House goes to see Iris and tells her that her boyfriend died in a car accident. She says that House is lying and he demands to know why, and Iris says that he’s right there... in her. The team realize that Iris has a disassociate personality disorder in response to trauma that she couldn’t accept. Faye insists that Iris hasn’t had any severe traumas and Iris says that she doesn’t remember the car accident. Taub explains that they only come out when she’s stressed, and Faye wonders where the bruises and the pregnancy came from. Chase figures that Iris hit herself, and Taub figures that Iris doesn’t remember that she went out and found someone to have sex with. Taub says that when they took Iris off the diazepam, her symptoms got worse. Iris says that she wasn’t taking diazepam and Faye finally tells her that she was giving her diazepam disguised as vitamins. Chase says that they have to access her alternate identities via hypnosis and find out which psychological symptoms each one has.
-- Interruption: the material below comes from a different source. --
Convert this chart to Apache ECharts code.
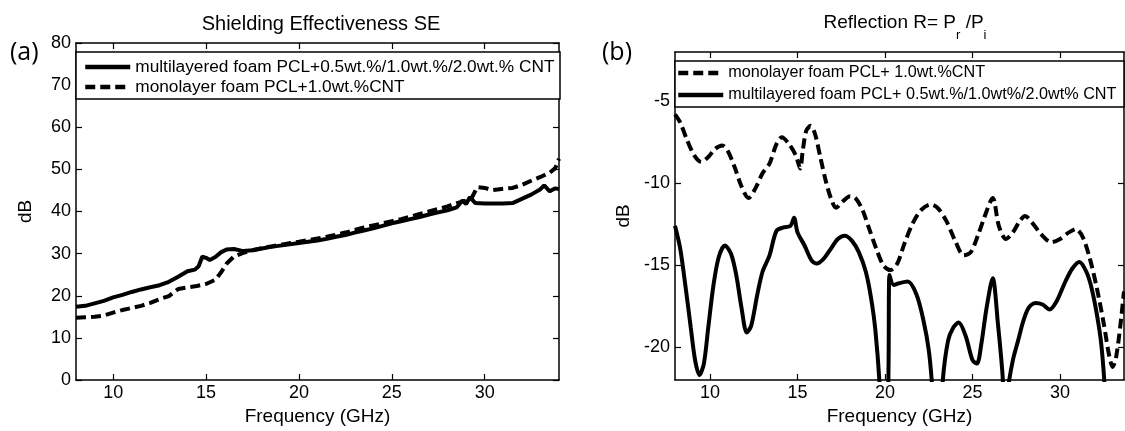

Wilson warns House that Foreman won’t back down and House will end up in prison. He insists that it isn’t worth it, and House seemingly agrees. Once Wilson leaves, House sits at his desk and nervously tries to distract himself. Finally he makes an excuse to his doctor to cover for breaking his parole, and then talks to Mickey’s father. The grandfather insists that they didn’t do anything but watch TV. Mickey and her new boyfriend come in, angry that House talked to her father, but Mickey’s father doesn’t hear them arrive. Mickey’s new husband, Ray, angrily punches House in the face.

Chase uses hypnosis and talks to one of Iris’ alternates, a very young girl who has paralysis of the arms. The alter says that she hurts when she ate strawberries right before the car accident, and witnessing her father dying in front of her... with an 8-Ball on the rear-view mirror. Coming out of hypnosis, Iris blames herself for her father’s death, explaining that she was crying and that it distracted her father. As Faye comforts her, the team realizes that Iris is bleeding from the vagina.

Back in differential, the team confirms that she’s still pregnant and didn’t have a miscarriage. They organize all the symptoms by alter and realize they need to do an ultrasound. However, they discover that there is no embryo. They tell House, who infers the existence of hCG levels, a symptom of choriocarcinoma, which causes all of the symptoms. House tells them to inform Iris and Faye that she has cancer.



House then goes to see Wilson and admits that he couldn’t drop it, but he accepts that and continues trying to figure out what killed Drew now that he doesn’t feel conflicted. Wilson realizes that he’s just as bad, talking and talking,

House goes to Mickey’s house again and talks to Mickey’s son. When she sees him, she storms out and discovers that Emory is there as well. House explains that Drew had Alport Syndrome, a genetic condition that accounts for all of Drew’s symptoms, including deafness. When Mickey points out that Drew wasn’t deaf, House tells her that Mickey and her father both had the gene. Mickey passed it on to both her children, Drew and the child she’s had with her boyfriend Ray. House demonstrates that he’s already tested it and confirmed that her current son is deaf... and that they can treat it so he’ll live. A police car pulls up to get House and he goes to get in, leaving Drew and Mickey alone. Mickey finally breaks into tears and admits that she misses Drew as well.



Iris responds to the chemo and begins to improve.

House waits outside of Foreman’s office, while Foreman discusses the situation with Wilson. Foreman doesn’t know what to do and insists that he’s going to send House back to prison. He figures he has no choice or he’ll seem weak to House. Wilson tells him that his job is to keep the hospital running, and it’s up to him to manage House, not control him... just like Cuddy did. Once Wilson leaves, Foreman asks House what Cuddy would have done. House claims she would have given him ten clinic hours, and Foreman tells him that he’s got 30.